Laurent Cantet’s Foxfire: Confessions of a Girl Gang, based on the Joyce Carol Oates novel, used non-professional, mostly Canadian teenage girls to play the title girl gang. Set in 1950s America, the “gang” starts innocently enough as these confused teenagers try to gain some control over their lives, their bodies and their sexuality – but then of course, things spiral out of control, and the gang gets in over their heads. Undeniably, the film is too long (at nearly two and half hours), but is always thought provoking and fascinating – and unlike a Hollywood production, these teenage girls are actually played by teenage girls - not hotties in their mid-20s – and who act like teenage girls. Like Cantet’s previous film, The Class, Foxfire gets amazingly natural performances from its non-professional cast, and feels like a real examination of the confusing teenage years – and acts as a corrective for so many films that simply see teenage girls as sex objects. The girls here are real, and that comes through in every frame. Yes, the film could stand to lose some of its running time, but that hardly diminishes its power.
Perhaps the most debated film I saw at this year’s festival will end up being Terrene Malick’s To the Wonder. This film has divided critics and audiences alike, even more so than Malick’s last film, the masterpiece The Tree of Life. To the Wonder is done in the same style as that film, but has a much smaller, simpler story – essentially the story of two people – Ben Affleck’s Oklahoma gas worker and Olga Kurylenko’s French free spirit – falling in love, falling out of love, and getting into a marriage both know is doomed before they even tie the knot. To me, this is Malick’s most problematic film. Even though Malick apparently cut out several subplots and supporting characters, he could have, and in my mind should have, cut even more. The subplot involving Javier Bardem’s priest struggling with his beliefs doesn’t feel like it belongs here – I know Malick is trying to tie together love and faith, but it doesn’t really hold together, and worse, some of the scenes with Bardem talking with the locals feels like Malick is looking down on these poor people. The other subplot – really an interlude – involves Affleck and Rachel McAdams, a woman he knew when he was younger, falling in love before he decides to leave her to returned to his doomed relationship with Kurylenko, doesn’t really feel natural either – it goes by far too quickly for it to build any real emotional impact, even though I think that Malick was trying to show how good a relationship could be. Yet, when the film focuses on Affleck and Kurylenko, the film is beautiful and quietly moving. Affleck, like many actors in Malick films, seems to have been cast more for his physical presence than anything else, and he is appropriately big, imposing and silent. It is Kurylenko who is the star here, and she gives an amazing performance as this woman adrift in a world she doesn’t know, having given up everything for him, and realizing it was all a big mistake. To the Wonder, like The Tree of Life, requires the viewer to meet Malick half way – you are either going to go with this film, let it drift over you, or fight it tooth and nail all the way through. While this is Malick’s most problematic film for me personally, it doesn’t mean it isn’t a beautiful film (Emmanuel Lubezki does more amazing things with the camera) and it still towers over what most other directors are attempting right now. It isn’t the masterpiece that The Tree of Life was, but that doesn’t mean it’s still very good nonetheless.
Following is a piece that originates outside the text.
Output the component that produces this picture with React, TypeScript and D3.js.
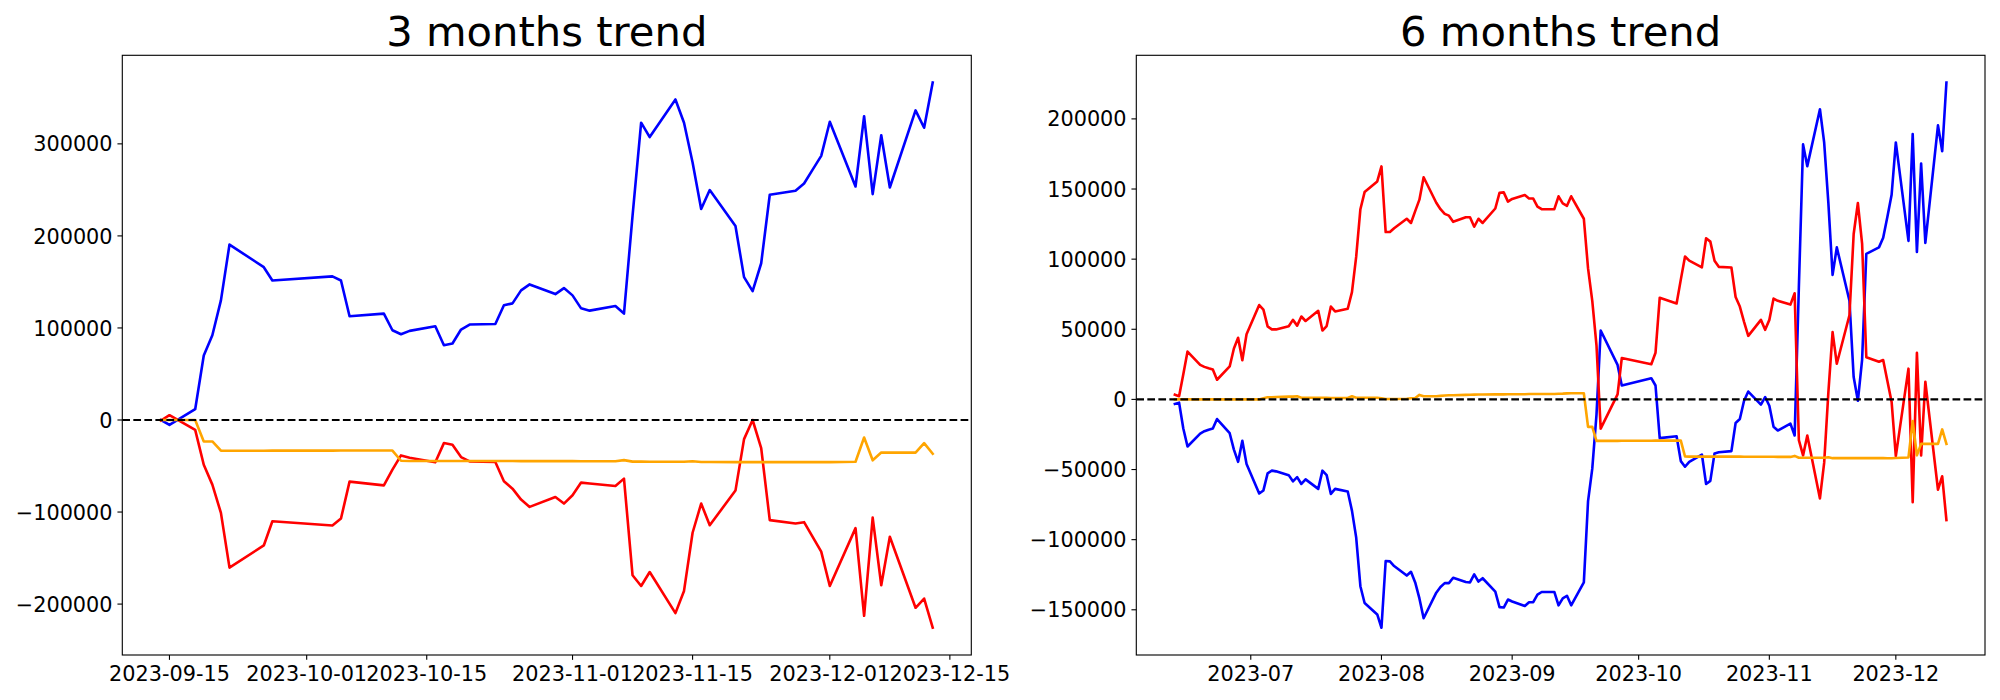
import React from "react";
import * as d3 from "d3";

// ---------- 3 months data ----------
const DATES_3M = [
  "2023-09-14", "2023-09-15", "2023-09-18", "2023-09-19", "2023-09-20", "2023-09-21", "2023-09-22", "2023-09-26", "2023-09-27",
  "2023-10-04", "2023-10-05", "2023-10-06", "2023-10-10", "2023-10-11", "2023-10-12", "2023-10-13", "2023-10-16", "2023-10-17",
  "2023-10-18", "2023-10-19", "2023-10-20", "2023-10-23", "2023-10-24", "2023-10-25", "2023-10-26", "2023-10-27", "2023-10-30", "2023-10-31",
  "2023-11-01", "2023-11-02", "2023-11-03", "2023-11-06", "2023-11-07", "2023-11-08", "2023-11-09", "2023-11-10", "2023-11-13",
  "2023-11-14", "2023-11-15", "2023-11-16", "2023-11-17", "2023-11-20", "2023-11-21", "2023-11-22", "2023-11-23", "2023-11-24",
  "2023-11-27", "2023-11-28", "2023-11-29", "2023-11-30",
  "2023-12-01", "2023-12-04", "2023-12-05", "2023-12-06", "2023-12-07", "2023-12-08", "2023-12-11", "2023-12-12", "2023-12-13",
];
const BLUE_3M = [
  0, -5300, 11700, 70000, 92000, 130000, 190600, 166000, 151600,
  156000, 151600, 112700, 115600, 97500, 93200, 96800, 101800, 81300,
  83100, 98300, 103700, 104300, 124600, 126700, 140800, 147300, 136800, 143300,
  135400, 121300, 118800, 123800, 115600, 222000, 323000, 307400, 348200,
  323000, 279700, 229200, 249800, 210800, 155200, 140000, 170300, 244700,
  249000, 257000, 272000, 287000,
  324000, 253700, 330000, 245400, 309300, 252600, 336300, 317500, 366600,
];
const RED_3M = [
  -600, 5200, -10700, -48600, -70200, -100900, -160400, -136300, -110000,
  -114600, -107000, -67000, -71000, -54000, -38500, -41000, -46000, -25100,
  -27000, -40300, -45000, -45700, -66600, -74600, -86500, -94400, -83600, -90800,
  -81800, -68000, -69000, -71700, -63700, -168700, -180300, -165200, -209800,
  -185700, -122500, -90800, -114300, -76700, -20800, 0, -30500, -108800,
  -112400, -111000, -126900, -143000,
  -180300, -117500, -212700, -106000, -179500, -126900, -204000, -194000, -225700,
];
const ORANGE_3M = [
  0, 0, 0, -23300, -23300, -33400, -33400, -33400, -33300,
  -33300, -33200, -33200, -33200, -33200, -44300, -44500, -44500, -44500,
  -44500, -44500, -44600, -44600, -44600, -44600, -44700, -44700, -44700, -44700,
  -44700, -44800, -44800, -44800, -43600, -45200, -45200, -45300, -45400,
  -45400, -44900, -45700, -45700, -45800, -45800, -45800, -45800, -45800,
  -45800, -45800, -45800, -45800,
  -45800, -45300, -19000, -43800, -35300, -35500, -35500, -25100, -36700,
];

// ---------- 6 months data ----------
const DATES_6M = [
  "2023-06-13", "2023-06-14", "2023-06-15", "2023-06-16", "2023-06-19", "2023-06-20", "2023-06-21", "2023-06-22", "2023-06-23",
  "2023-06-26", "2023-06-27", "2023-06-28", "2023-06-29", "2023-06-30",
  "2023-07-03", "2023-07-04", "2023-07-05", "2023-07-06", "2023-07-07", "2023-07-10", "2023-07-11", "2023-07-12", "2023-07-13",
  "2023-07-14", "2023-07-17", "2023-07-18", "2023-07-19", "2023-07-20", "2023-07-21", "2023-07-24", "2023-07-25", "2023-07-26",
  "2023-07-27", "2023-07-28", "2023-07-31",
  "2023-08-01", "2023-08-02", "2023-08-03", "2023-08-04", "2023-08-07", "2023-08-08", "2023-08-09", "2023-08-10", "2023-08-11",
  "2023-08-14", "2023-08-15", "2023-08-16", "2023-08-17", "2023-08-18", "2023-08-21", "2023-08-22", "2023-08-23", "2023-08-24",
  "2023-08-25", "2023-08-28", "2023-08-29", "2023-08-30", "2023-08-31",
  "2023-09-01", "2023-09-04", "2023-09-05", "2023-09-06", "2023-09-07", "2023-09-08", "2023-09-11", "2023-09-12", "2023-09-13",
  "2023-09-14", "2023-09-15", "2023-09-18", "2023-09-19", "2023-09-20", "2023-09-21", "2023-09-22", "2023-09-26", "2023-09-27",
  "2023-10-04", "2023-10-05", "2023-10-06", "2023-10-10", "2023-10-11", "2023-10-12", "2023-10-13", "2023-10-16", "2023-10-17",
  "2023-10-18", "2023-10-19", "2023-10-20", "2023-10-23", "2023-10-24", "2023-10-25", "2023-10-26", "2023-10-27", "2023-10-30", "2023-10-31",
  "2023-11-01", "2023-11-02", "2023-11-03", "2023-11-06", "2023-11-07", "2023-11-08", "2023-11-09", "2023-11-10", "2023-11-13",
  "2023-11-14", "2023-11-15", "2023-11-16", "2023-11-17", "2023-11-20", "2023-11-21", "2023-11-22", "2023-11-23", "2023-11-24",
  "2023-11-27", "2023-11-28", "2023-11-29", "2023-11-30",
  "2023-12-01", "2023-12-04", "2023-12-05", "2023-12-06", "2023-12-07", "2023-12-08", "2023-12-11", "2023-12-12", "2023-12-13",
];
const BLUE_6M = [
  -3200, -2300, -20800, -33600, -24400, -22700, -21600, -20800, -14000,
  -24100, -35800, -44500, -29500, -46100,
  -67100, -64900, -52700, -50800, -51300, -54000, -58400, -55400, -60300,
  -57000, -63800, -50800, -54000, -67400, -63800, -65700, -79300, -98400,
  -133200, -145200, -153300,
  -162800, -115200, -115500, -118800, -125600, -122900, -130500, -141900, -156000,
  -137800, -133700, -131000, -131000, -127200, -130200, -130500, -124700, -129900,
  -127500, -137000, -148100, -148400, -142700,
  -144100, -147300, -144600, -144600, -139200, -137300, -137300, -146800, -141900,
  -140000, -146800, -130500, -72500, -49400, -11000, 49100, 24600, 9900,
  15100, 9900, -27600, -26300, -44000, -48000, -44500, -39300, -60300,
  -58100, -38500, -37700, -36900, -16800, -14000, -1000, 5600, -3700, 1700,
  -4500, -19500, -22200, -17300, -25700, 80000, 181800, 166300, 206900,
  183200, 140000, 88800, 108400, 70300, 15900, -1000, 28100, 103800,
  108400, 115200, 130200, 145900,
  183200, 113000, 189200, 105100, 168200, 111600, 195400, 176900, 225900,
];
const RED_6M = [
  3400, 2300, 18000, 34100, 24600, 23200, 22200, 21300, 14000,
  23500, 36300, 43900, 27900, 46400,
  67300, 64000, 52100, 49900, 49900, 52100, 56700, 52600, 59100,
  55900, 63200, 49100, 52300, 66200, 62700, 64600, 76500, 101600,
  135600, 147800, 155400,
  166100, 119300, 119300, 122000, 128800, 125800, 134200, 142400, 158400,
  140200, 135600, 132300, 131000, 126600, 129900, 129900, 123100, 128800,
  125800, 136100, 147300, 147600, 141000,
  142900, 145700, 143200, 143200, 137500, 135600, 135600, 144800, 139700,
  138000, 144800, 128800, 93400, 70300, 38600, -20800, 3600, 29500,
  25100, 33300, 72500, 68400, 85400, 101900, 98900, 94200, 114900,
  112500, 98900, 94500, 94000, 73000, 66200, 55300, 45300, 56700, 49600,
  56700, 71900, 70300, 67600, 75700, -29000, -39900, -25700, -70600,
  -45300, 5000, 48000, 25400, 60000, 117900, 140000, 111100, 30000,
  26800, 28100, 13200, -1800,
  -40400, 21900, -73300, 33300, -39900, 12600, -64400, -54800, -86100,
];
const ORANGE_6M = [
  0, 0, 0, 0, 0, 0, 0, 0, 0,
  0, 0, 0, 0, 0,
  0, 800, 1500, 1500, 1700, 2000, 2000, 2200, 1200,
  1200, 1200, 1200, 1200, 1000, 1000, 1000, 2200, 1200,
  1200, 1200, 1200,
  800, 300, 300, 300, 500, 800, 1000, 3200, 2200,
  2200, 2500, 2800, 3000, 3000, 3200, 3300, 3400, 3500,
  3500, 3600, 3600, 3600, 3700,
  3700, 3700, 3800, 3800, 3800, 3900, 3900, 4000, 4100,
  4300, 4400, 4400, -19600, -19600, -29600, -29600, -29600, -29500,
  -29500, -29400, -29400, -29400, -29400, -40700, -40800, -40800, -40800,
  -40800, -40800, -40800, -40800, -40800, -40800, -40900, -40900, -40900, -40900,
  -40900, -40900, -41000, -41000, -40300, -41600, -41600, -41600, -41600,
  -41600, -41200, -41900, -41900, -41900, -41900, -41900, -41900, -41900,
  -41900, -41900, -42000, -42000,
  -41800, -41400, -15400, -39900, -31700, -31700, -31700, -21400, -31700,
];

// ---------- ticks ----------
const Y_TICKS_3M = [-200000, -100000, 0, 100000, 200000, 300000];
const X_TICKS_3M = ["2023-09-15", "2023-10-01", "2023-10-15", "2023-11-01", "2023-11-15", "2023-12-01", "2023-12-15"];
const Y_TICKS_6M = [-150000, -100000, -50000, 0, 50000, 100000, 150000, 200000];
const X_TICKS_6M = ["2023-07-01", "2023-08-01", "2023-09-01", "2023-10-01", "2023-11-01", "2023-12-01"];

const SERIES_COLORS = ["#0000ff", "#ff0000", "#ffa500"];

const parse = d3.utcParse("%Y-%m-%d");
const FONT = "DejaVu Sans, Verdana, sans-serif";
const TICK_FS = 20.8;
const TICK_LEN = 4.86;
const TICK_PAD = 4.86;

type PanelProps = {
  left: number;
  right: number;
  top: number;
  bottom: number;
  title: string;
  dates: string[];
  series: number[][];
  yTicks: number[];
  xTicks: string[];
  xFormat: (d: Date) => string;
};

function Panel(p: PanelProps) {
  const dates = p.dates.map((d) => parse(d) as Date);
  const [tMin, tMax] = d3.extent(dates) as [Date, Date];
  const tSpan = tMax.getTime() - tMin.getTime();
  const x = d3
    .scaleUtc()
    .domain([new Date(tMin.getTime() - 0.05 * tSpan), new Date(tMax.getTime() + 0.05 * tSpan)])
    .range([p.left, p.right]);
  const all = p.series.flat();
  const vMin = d3.min(all) as number;
  const vMax = d3.max(all) as number;
  const vSpan = vMax - vMin;
  const y = d3
    .scaleLinear()
    .domain([vMin - 0.05 * vSpan, vMax + 0.05 * vSpan])
    .range([p.bottom, p.top]);
  const line = d3
    .line<number>()
    .x((_, i) => x(dates[i]))
    .y((v) => y(v));
  const cx = (p.left + p.right) / 2;
  return (
    <g>
      <text x={cx} y={p.top - 9.5} textAnchor="middle" fontSize={41.7} fontFamily={FONT} fill="#000">
        {p.title}
      </text>
      {p.series.map((s, i) => (
        <path
          key={i}
          d={line(s) || ""}
          fill="none"
          stroke={SERIES_COLORS[i]}
          strokeWidth={2.6}
          strokeLinejoin="round"
          strokeLinecap="square"
        />
      ))}
      <line
        x1={p.left}
        x2={p.right}
        y1={y(0)}
        y2={y(0)}
        stroke="#000"
        strokeWidth={2.08}
        strokeDasharray="7.7 3.33"
      />
      <rect
        x={p.left}
        y={p.top}
        width={p.right - p.left}
        height={p.bottom - p.top}
        fill="none"
        stroke="#000"
        strokeWidth={1.11}
      />
      {p.yTicks.map((t) => (
        <g key={"y" + t}>
          <line x1={p.left - TICK_LEN} x2={p.left} y1={y(t)} y2={y(t)} stroke="#000" strokeWidth={1.11} />
          <text
            x={p.left - TICK_LEN - TICK_PAD}
            y={y(t) + 7.6}
            textAnchor="end"
            fontSize={TICK_FS}
            fontFamily={FONT}
            fill="#000"
          >
            {t < 0 ? "\u2212" + Math.abs(t) : String(t)}
          </text>
        </g>
      ))}
      {p.xTicks.map((t) => {
        const d = parse(t) as Date;
        const px = x(d);
        return (
          <g key={"x" + t}>
            <line x1={px} x2={px} y1={p.bottom} y2={p.bottom + TICK_LEN} stroke="#000" strokeWidth={1.11} />
            <text x={px} y={p.bottom + 26} textAnchor="middle" fontSize={TICK_FS} fontFamily={FONT} fill="#000">
              {p.xFormat(d)}
            </text>
          </g>
        );
      })}
    </g>
  );
}

export default function App() {
  const fmtDay = d3.utcFormat("%Y-%m-%d");
  const fmtMonth = d3.utcFormat("%Y-%m");
  return (
    <div style={{ position: "absolute", left: 0, top: 0 }}>
      <svg width={2000} height={700} style={{ display: "block", background: "#fff" }}>
        <rect x={0} y={0} width={2000} height={700} fill="#fff" />
        <Panel
          left={122.3}
          right={971.3}
          top={55.3}
          bottom={655}
          title="3 months trend"
          dates={DATES_3M}
          series={[BLUE_3M, RED_3M, ORANGE_3M]}
          yTicks={Y_TICKS_3M}
          xTicks={X_TICKS_3M}
          xFormat={fmtDay}
        />
        <Panel
          left={1136.3}
          right={1985}
          top={55.3}
          bottom={655}
          title="6 months trend"
          dates={DATES_6M}
          series={[BLUE_6M, RED_6M, ORANGE_6M]}
          yTicks={Y_TICKS_6M}
          xTicks={X_TICKS_6M}
          xFormat={fmtMonth}
        />
      </svg>
    </div>
  );
}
The one masterpiece I saw at TIFF was Michael Haneke’s Amour. I don’t buy what a lot of critics are saying about the film – that Haneke is showing his humanist side with this film. Depending on how you look at the film, Jean-Louis Trintignant is either a selfless man or one looking only to end his own suffering. Haneke’s films have always “punished” its characters, and by extension the audience, for their sins. It’s just this time, the only real sin his married couple has committed is growing old, which in some ways makes Amour an even crueler film than anything he has made before – and shows the audience just what is in store for them when the end inevitably comes. Yet, Amour is still a masterpiece – a brilliantly well made, and perfectly acted film by Trintignat and Emmanuelle Riva, as his wife who suffers a stroke and slowly deteriorates while he watches and takes care of her. It is a heartbreaking film as well – how can your heart break to watch suffering like this. Many may find Amour to be too claustrophobic for them – it happens almost entirely in the elderly couple’s apartment, but that is part of its brilliance. Haneke almost seems to be taking a page out of Roman Polanski’s book of confined spaces, but still filtered through Haneke’s worldview. Amour is a bleak film to be sure – but also a brilliant one.